Using Enough Power for Aluminum MIG Welding

If you have a MIG welder that offers 120V and 220V power, you may want to try using the 220V option to ensure that you have enough power. Without enough power, you won’t be able to melt the aluminum evenly enough to create a steady puddle.

Grounding for Aluminum MIG Welding

If you have an erratic arc or lots of spatter, you may have a poor ground. You can usually fix this problem by either grinding the clamp location in order to remove the oxidation on the aluminum (though welders are not in agreement on how effective this may be, it’s worth a shot) or using a clamp with better contact points.

Correct Wire Speed for Aluminum MIG Welding

If you can’t create a steady puddle while MIG welding aluminum, consider testing out different wire speeds.

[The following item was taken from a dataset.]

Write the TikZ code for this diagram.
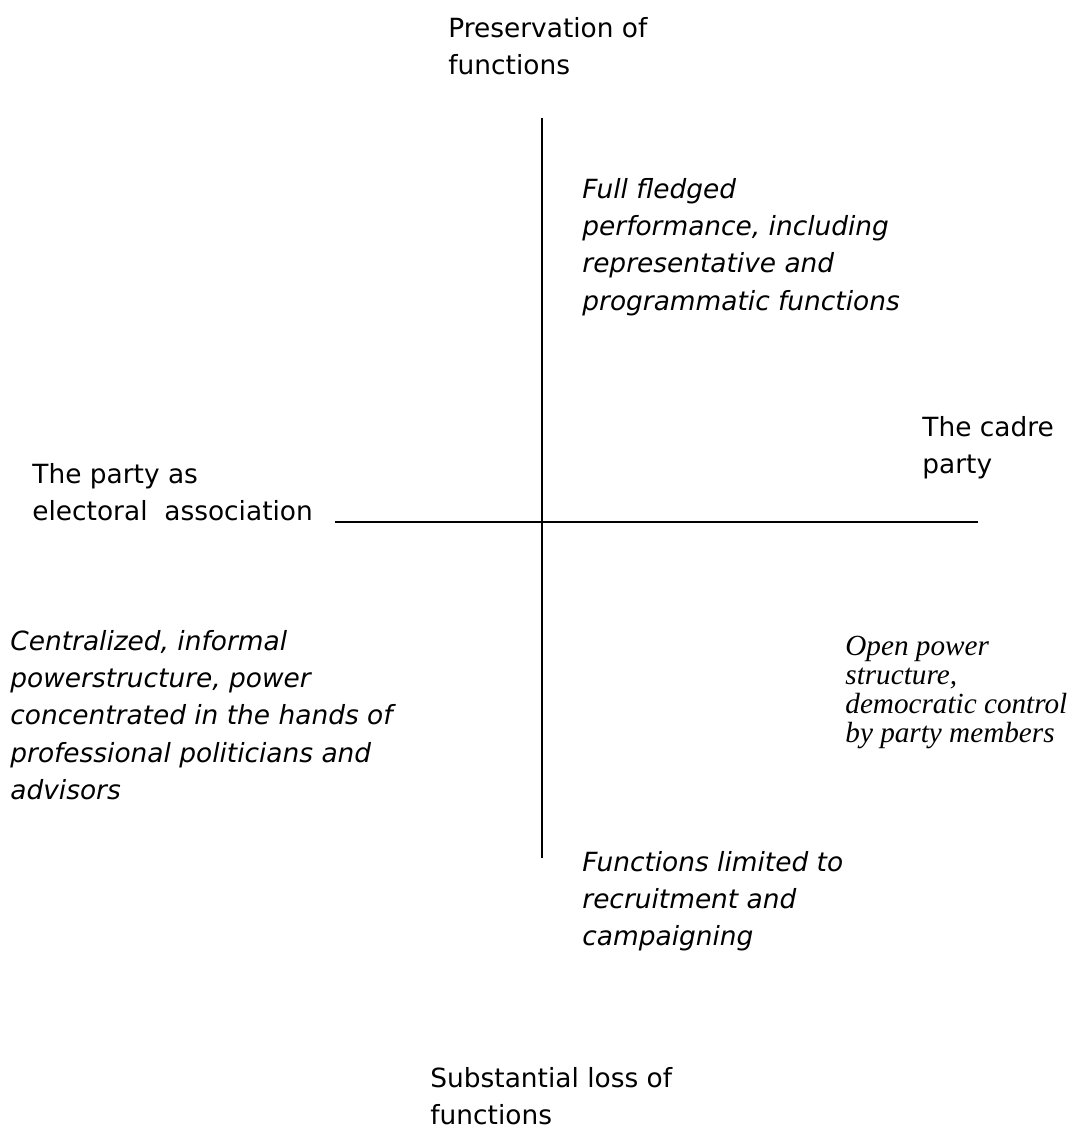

While you don’t want to add too much metal to the weld puddle, the right wire speed will help you create a smooth, steady weld rather than causing you to struggle inch after inch with the size of your weld puddle.

Shielding Gas for Aluminum MIG Welding

MIG welding uses Argon gas to shield the weld puddle as you work, and therefore a sloppy weld could result if your bottle isn’t dispensing gas properly or if the gas itself has been contaminated—which could be possible if the bottle has been sitting around in your garage for a long time.

MIG welding aluminum doesn’t need to be a struggle, but if a project doesn’t work out, there are some simple things you can test out to get yourself back on course.